“谁想贾母自见宝钗来了,喜他稳重和平”,宝钗的个性非常稳定,跟林黛玉她们不太一样,贾母很疼她。因为这是她到贾家后过的第一个生日,贾母拿了二十两银子给凤姐,让她去办酒席,请戏班子。凤姐拿到这二十两银子后,就开始调侃贾母。“一个老祖宗给孩子们过生日,不拘怎样,谁还敢争。又办什么酒戏?既高兴要热闹,就说不得自己花上几两,巴巴的找出这霉烂的二十两银子来作东道,这意思还叫我赔上。”“霉烂”的意思是说她看不起,这二十两够干什么的。当然,她知道贾母根本不会在乎这点钱,她是在用这种方式打趣贾母,逗她开心。人的懂事,其实就是对人的了解,凤姐深知在贾母这种一品夫人面前,你要讲她多有钱、多富贵,她一点儿感觉都没有。而用这样的语言来挖苦她,她反而开心得要命,因为一辈子都没有人敢跟她讲这个话。
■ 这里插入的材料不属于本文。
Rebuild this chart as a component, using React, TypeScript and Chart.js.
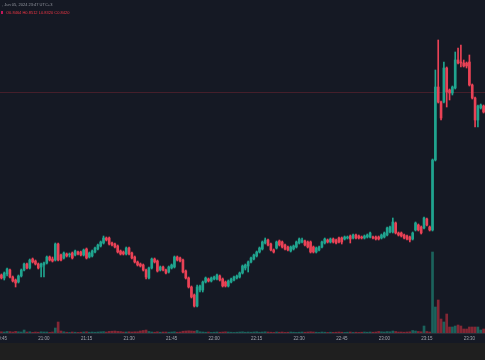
import React, { useEffect, useRef } from 'react';
import { Chart, registerables } from 'chart.js';

Chart.register(...registerables);

// one-minute candles starting at 20:45
const START_MINUTE = 20 * 60 + 45;
const CANDLE_COUNT = 171;
const pad2 = (n: number) => String(n).padStart(2, '0');
const categories: string[] = Array.from({ length: CANDLE_COUNT }, (_, i) => {
  const m = START_MINUTE + i;
  return `${pad2(Math.floor(m / 60) % 24)}:${pad2(m % 60)}`;
});

const tickLabels = ['20:45', '21:00', '21:15', '21:30', '21:45', '22:00', '22:15', '22:30', '22:45', '23:00', '23:15', '23:30'];

const open = [
  0.516, 0.510, 0.518, 0.526, 0.512, 0.506, 0.502, 0.514, 0.526, 0.538,
  0.530, 0.548, 0.544, 0.538, 0.532, 0.536, 0.540, 0.552, 0.548, 0.546,
  0.578, 0.556, 0.550, 0.558, 0.556, 0.560, 0.556, 0.562, 0.562, 0.556,
  0.568, 0.552, 0.554, 0.562, 0.568, 0.574, 0.580, 0.590, 0.590, 0.580,
  0.578, 0.574, 0.564, 0.562, 0.558, 0.570, 0.560, 0.552, 0.542, 0.538,
  0.536, 0.526, 0.510, 0.530, 0.548, 0.544, 0.526, 0.532, 0.526, 0.522,
  0.530, 0.532, 0.552, 0.550, 0.546, 0.524, 0.510, 0.492, 0.476, 0.454,
  0.486, 0.486, 0.502, 0.508, 0.504, 0.508, 0.508, 0.514, 0.508, 0.502,
  0.494, 0.502, 0.506, 0.510, 0.512, 0.520, 0.530, 0.534, 0.542, 0.548,
  0.554, 0.562, 0.568, 0.580, 0.586, 0.578, 0.566, 0.570, 0.584, 0.582,
  0.576, 0.572, 0.564, 0.568, 0.572, 0.580, 0.582, 0.584, 0.582, 0.582,
  0.572, 0.562, 0.566, 0.572, 0.580, 0.586, 0.582, 0.588, 0.586, 0.590,
  0.590, 0.588, 0.590, 0.594, 0.590, 0.596, 0.594, 0.592, 0.590, 0.592,
  0.592, 0.592, 0.592, 0.592, 0.590, 0.592, 0.596, 0.602, 0.602, 0.620,
  0.600, 0.600, 0.596, 0.594, 0.592, 0.588, 0.606, 0.616, 0.612, 0.610,
  0.628, 0.612, 0.606, 0.746, 0.892, 0.862, 0.862, 0.930, 0.886, 0.880,
  0.890, 0.946, 0.942, 0.940, 0.940, 0.942, 0.896, 0.870, 0.826, 0.850,
  0.854,
];

const high = [
  0.518, 0.522, 0.530, 0.528, 0.514, 0.508, 0.516, 0.528, 0.540, 0.540,
  0.548, 0.550, 0.546, 0.540, 0.540, 0.542, 0.554, 0.554, 0.552, 0.580,
  0.580, 0.558, 0.562, 0.560, 0.560, 0.562, 0.566, 0.564, 0.564, 0.568,
  0.570, 0.562, 0.566, 0.572, 0.578, 0.584, 0.594, 0.592, 0.592, 0.582,
  0.580, 0.576, 0.566, 0.564, 0.572, 0.572, 0.562, 0.554, 0.544, 0.540,
  0.538, 0.528, 0.532, 0.550, 0.550, 0.546, 0.534, 0.534, 0.528, 0.534,
  0.538, 0.554, 0.554, 0.552, 0.548, 0.526, 0.512, 0.494, 0.478, 0.496,
  0.496, 0.504, 0.512, 0.510, 0.512, 0.514, 0.518, 0.516, 0.510, 0.504,
  0.506, 0.510, 0.514, 0.516, 0.522, 0.536, 0.538, 0.544, 0.552, 0.558,
  0.564, 0.572, 0.584, 0.590, 0.588, 0.580, 0.568, 0.584, 0.586, 0.584,
  0.578, 0.574, 0.574, 0.576, 0.584, 0.590, 0.590, 0.586, 0.584, 0.584,
  0.574, 0.572, 0.574, 0.584, 0.590, 0.588, 0.590, 0.590, 0.588, 0.592,
  0.592, 0.594, 0.594, 0.596, 0.598, 0.598, 0.596, 0.594, 0.596, 0.598,
  0.602, 0.594, 0.594, 0.594, 0.598, 0.602, 0.612, 0.614, 0.630, 0.622,
  0.602, 0.602, 0.598, 0.596, 0.594, 0.602, 0.622, 0.618, 0.614, 0.632,
  0.630, 0.614, 0.748, 0.926, 0.986, 0.864, 0.942, 0.932, 0.888, 0.894,
  0.962, 0.970, 0.976, 0.946, 0.942, 0.956, 0.898, 0.872, 0.856, 0.858,
  0.856,
];

const low = [
  0.508, 0.506, 0.514, 0.510, 0.502, 0.492, 0.500, 0.512, 0.524, 0.528,
  0.528, 0.540, 0.536, 0.528, 0.512, 0.512, 0.538, 0.544, 0.542, 0.544,
  0.544, 0.544, 0.548, 0.552, 0.552, 0.548, 0.554, 0.556, 0.554, 0.554,
  0.548, 0.550, 0.552, 0.560, 0.566, 0.572, 0.578, 0.584, 0.576, 0.574,
  0.570, 0.560, 0.556, 0.556, 0.556, 0.556, 0.548, 0.540, 0.534, 0.532,
  0.524, 0.508, 0.508, 0.528, 0.540, 0.522, 0.524, 0.524, 0.518, 0.520,
  0.528, 0.530, 0.544, 0.542, 0.520, 0.508, 0.490, 0.470, 0.452, 0.452,
  0.482, 0.482, 0.500, 0.502, 0.502, 0.506, 0.506, 0.504, 0.492, 0.492,
  0.492, 0.500, 0.504, 0.508, 0.510, 0.518, 0.526, 0.522, 0.540, 0.546,
  0.552, 0.560, 0.566, 0.578, 0.574, 0.564, 0.560, 0.568, 0.574, 0.570,
  0.566, 0.564, 0.562, 0.566, 0.570, 0.578, 0.580, 0.574, 0.570, 0.560,
  0.560, 0.560, 0.564, 0.570, 0.578, 0.580, 0.580, 0.580, 0.578, 0.580,
  0.578, 0.586, 0.588, 0.580, 0.588, 0.588, 0.588, 0.588, 0.588, 0.590,
  0.590, 0.588, 0.586, 0.586, 0.588, 0.590, 0.594, 0.600, 0.600, 0.598,
  0.594, 0.592, 0.588, 0.586, 0.582, 0.586, 0.604, 0.604, 0.598, 0.608,
  0.614, 0.604, 0.604, 0.744, 0.860, 0.826, 0.860, 0.852, 0.866, 0.876,
  0.888, 0.938, 0.932, 0.932, 0.930, 0.894, 0.868, 0.812, 0.812, 0.848,
  0.840,
];

const close = [
  0.510, 0.520, 0.528, 0.512, 0.504, 0.500, 0.514, 0.526, 0.538, 0.530,
  0.546, 0.542, 0.538, 0.530, 0.538, 0.540, 0.552, 0.546, 0.544, 0.578,
  0.546, 0.546, 0.560, 0.554, 0.558, 0.550, 0.564, 0.558, 0.556, 0.566,
  0.550, 0.560, 0.564, 0.570, 0.576, 0.582, 0.590, 0.586, 0.578, 0.576,
  0.572, 0.562, 0.558, 0.558, 0.570, 0.558, 0.550, 0.542, 0.536, 0.534,
  0.526, 0.512, 0.530, 0.548, 0.542, 0.524, 0.532, 0.526, 0.520, 0.532,
  0.536, 0.552, 0.546, 0.544, 0.522, 0.510, 0.492, 0.472, 0.454, 0.492,
  0.494, 0.502, 0.510, 0.504, 0.510, 0.512, 0.516, 0.506, 0.494, 0.494,
  0.504, 0.508, 0.512, 0.514, 0.520, 0.534, 0.536, 0.542, 0.550, 0.556,
  0.562, 0.570, 0.582, 0.586, 0.576, 0.566, 0.562, 0.582, 0.576, 0.572,
  0.568, 0.566, 0.572, 0.574, 0.582, 0.588, 0.586, 0.576, 0.572, 0.562,
  0.562, 0.570, 0.572, 0.582, 0.588, 0.582, 0.588, 0.582, 0.580, 0.582,
  0.582, 0.592, 0.592, 0.588, 0.596, 0.590, 0.590, 0.590, 0.594, 0.596,
  0.600, 0.590, 0.588, 0.588, 0.596, 0.600, 0.610, 0.612, 0.622, 0.600,
  0.596, 0.594, 0.590, 0.588, 0.586, 0.600, 0.620, 0.606, 0.600, 0.630,
  0.616, 0.606, 0.746, 0.892, 0.862, 0.830, 0.930, 0.882, 0.880, 0.892,
  0.946, 0.940, 0.940, 0.934, 0.934, 0.896, 0.870, 0.826, 0.854, 0.856,
  0.842,
];

const volume = [
  12, 10, 15, 14, 10, 16, 12, 10, 30, 10,
  12, 6, 10, 8, 12, 10, 10, 6, 10, 50,
  110, 20, 12, 8, 6, 10, 8, 6, 8, 10,
  12, 8, 10, 8, 10, 12, 14, 10, 16, 18,
  20, 16, 14, 10, 10, 12, 10, 12, 12, 20,
  25, 30, 15, 10, 8, 12, 8, 10, 10, 8,
  10, 12, 8, 10, 18, 20, 22, 20, 18, 25,
  12, 10, 8, 10, 6, 8, 10, 8, 10, 12,
  10, 8, 6, 8, 10, 12, 8, 10, 8, 10,
  12, 8, 10, 12, 10, 8, 6, 10, 8, 10,
  6, 8, 10, 8, 6, 8, 10, 8, 10, 12,
  10, 8, 6, 10, 8, 6, 8, 6, 8, 10,
  8, 6, 8, 10, 6, 8, 6, 8, 10, 8,
  10, 8, 10, 15, 12, 10, 14, 12, 20, 15,
  10, 10, 8, 10, 12, 25, 20, 15, 12, 70,
  15, 10, 810, 260, 330, 140, 110, 190, 60, 60,
  70, 80, 70, 40, 40, 60, 60, 60, 60, 30,
  40,
];

const lastPrice = 0.883;
const headerDate = 'Jun 05, 2024 23:47 UTC+3';
const headerOhlc = 'O0.8464 H0.8512 L0.8320 C0.8420';

const UP = '#20a48f';
const DOWN = '#ea4256';
const UP_VOL = 'rgba(34,171,148,0.5)';
const DOWN_VOL = 'rgba(242,54,69,0.5)';

export default function App() {
  const ref = useRef<HTMLCanvasElement>(null);

  useEffect(() => {
    document.body.style.margin = '0';
    const isUp = open.map((o, i) => close[i] >= o);
    const bg = {
      id: 'bg',
      beforeDraw(chart: any) {
        const c = chart.ctx;
        c.save();
        c.fillStyle = '#151924';
        c.fillRect(0, 0, chart.width, chart.height);
        c.restore();
      },
    };
    const priceLine = {
      id: 'priceLine',
      beforeDatasetsDraw(chart: any) {
        const c = chart.ctx;
        const y = Math.round(chart.scales.y.getPixelForValue(lastPrice)) + 0.5;
        c.save();
        c.strokeStyle = 'rgba(242,54,69,0.22)';
        c.lineWidth = 1;
        c.beginPath();
        c.moveTo(chart.chartArea.left, y);
        c.lineTo(chart.chartArea.right, y);
        c.stroke();
        c.restore();
      },
    };
    const chart = new Chart(ref.current!, {
      type: 'bar',
      data: {
        labels: categories,
        datasets: [
          {
            label: 'wick',
            data: low.map((l, i) => [l, high[i]]) as any,
            backgroundColor: isUp.map((u) => (u ? UP : DOWN)),
            barThickness: 1,
            grouped: false,
            yAxisID: 'y',
            order: 2,
          } as any,
          {
            label: 'body',
            data: open.map((o, i) => [o, close[i]]) as any,
            backgroundColor: isUp.map((u) => (u ? UP : DOWN)),
            barThickness: 2,
            minBarLength: 1,
            grouped: false,
            yAxisID: 'y',
            order: 1,
          } as any,
          {
            label: 'volume',
            data: volume,
            backgroundColor: isUp.map((u) => (u ? UP_VOL : DOWN_VOL)),
            barThickness: 2,
            grouped: false,
            yAxisID: 'yv',
            order: 3,
          } as any,
        ],
      },
      options: {
        animation: false,
        responsive: false,
        maintainAspectRatio: false,
        events: [],
        layout: { padding: 0 },
        plugins: { legend: { display: false }, tooltip: { enabled: false } },
        scales: {
          x: {
            type: 'category',
            offset: true,
            grid: { display: false, drawTicks: false },
            border: { display: true, color: '#2a2e39' },
            ticks: {
              autoSkip: false,
              maxRotation: 0,
              minRotation: 0,
              padding: 3,
              color: '#a3a6af',
              font: { size: 4.5, family: 'Liberation Sans' },
              callback: (_v: any, i: number) => (tickLabels.includes(categories[i]) ? categories[i] : ''),
            },
            afterFit: (s: any) => {
              s.height = 10;
              s.paddingLeft = 0;
              s.paddingRight = 0;
            },
          } as any,
          y: { display: false, min: 0.4, max: 1.066 },
          yv: { display: false, min: 0, max: 3330 },
        },
      },
      plugins: [bg, priceLine],
    });
    return () => chart.destroy();
  }, []);

  return (
    <div style={{ position: 'fixed', left: 0, top: 0, width: 485, height: 360, background: '#1f1f1f', overflow: 'hidden' }}>
      <canvas ref={ref} width={485} height={343} style={{ display: 'block', width: 485, height: 343 }} />
      <div style={{ position: 'absolute', left: 0, top: 2, fontFamily: 'Liberation Sans', fontSize: 4, lineHeight: '5px', color: '#9598a1', whiteSpace: 'nowrap' }}>
        <span style={{ position: 'absolute', right: 483, top: 0 }}>published on TradingView.com</span>
        <span style={{ position: 'absolute', left: 2, top: 0 }}>, {headerDate}</span>
      </div>
      <div style={{ position: 'absolute', left: 1, top: 10, fontFamily: 'Liberation Sans', fontSize: 4, lineHeight: '5px', color: '#f23645', whiteSpace: 'nowrap' }}>
        <span style={{ display: 'inline-block', width: 2, height: 3, background: '#c2185b', marginRight: 3, verticalAlign: 'middle' }} />
        {headerOhlc}
      </div>
    </div>
  );
}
凤姐说:“果然拿不出来也罢了,金的、银的、圆的、扁的、压塌了箱子底,只是勒掯我们。”“勒掯”这两个字很生动,《红楼梦》里有很多非常好的白话,如今我们还管系皮带叫“勒”,人如果饿了,就把皮带勒紧一点;“掯”是卡扣得很死,不肯多出一点。这两个字本来只是口语,是作者听到这样的语言后,用汉字的音把它记录下来的。在古代的小说里,有音无字的字通常都是作者自己造出来的,这些字没法儿计较它的写法。

王熙凤还笑贾母说:“举眼看看,谁不是儿女?难道将来只有宝兄弟顶了你老人家上五台山不成?那些梯己,只留与他,我们如今虽不配使,也别苦了我们。这个够酒的?够戏的?”这话大胆到惊人的地步,“上五台山”是上西天、死掉的意思。这种话如果换成别人说,贾母要气死了。一会说她小气,一会又说她要上西天,可是凤姐把其中的分寸拿捏得很好,说得满屋里的人都笑了,贾母也笑了,说:“你们听听这嘴!我也算会说的,怎么说不过这猴儿。你婆婆也不敢强嘴,你和我的。”“的”这几个字非常传神,完全是老太太的语言。这种字眼林黛玉不会用,贾政也不会用。那凤姐就笑了:“我婆婆也是一样的疼宝玉,我也没处去诉冤,倒说我强嘴。”“说着,又引贾母笑了一回,贾母十分喜悦。”

看到没有,贾母永远离不开凤姐,凤姐不断地挖苦她、调侃她,可是她最疼的就是凤姐儿,这个一生富贵荣华的老太太,大半辈子都很紧张,做媳妇的时候一定是一本正经的,到了晚年才真正放松下来,非常需要儿孙们“承欢膝下”,凤姐在她身边插科打诨地闹,给她带来了很多的快乐。

“到晚间,众人都在贾母前,定昏之余”,“定昏”,就是黄昏的时候要向长辈请安。古时候晚辈对长辈要有一天几次的请安,大家族里这种礼节很严格。“大家娘儿姊妹等说笑时,贾母因问宝钗爱听何戏,爱吃何物等语。”其实这是说给凤姐听的,这样凤姐就比较好办事。这里面有大户人家的规矩,既然要给人家过生日,当然要办得让当事人喜欢。

接下来我们就能看到宝钗的聪明,宝钗的生命里有一种机巧,就是永远要讨好别人。她首先想到的是贾母爱吃什么,因为贾母是这个家族的中心,贾母喜欢谁,谁的地位就会提高。“宝钗深知贾母老年人,喜热闹戏文,爱甜烂之食,便总依贾母往日所喜者说了出来。”

人真的很奇怪,到喜欢看的电影总是那些打打闹闹片子的时候,就说明你有把子年纪了。年轻的时候总是千方百计地找文艺片去伤感、流泪的,可一旦到了某个年龄段你会变得怕看悲剧,会总是问别人什么电影好笑、好玩。多烂的搞笑片、闹剧你都会去看。可能老年人在遭遇太多的悲剧、经历了太多的沧桑之后,就不想再去碰那些悲哀的东西,看戏对他们来说就是消遣、开心。小时候不懂这些,觉得人活到偌大年纪还这么浅薄,要看那么无聊的电影。可《红楼梦》的作者非常懂老年是怎么回事儿。如果宝钗这个时候要选《魂断蓝桥》,贾母一定难过死了,本来她的丈夫去世了,大孙子也去世了,看这样的悲剧难免触景生情。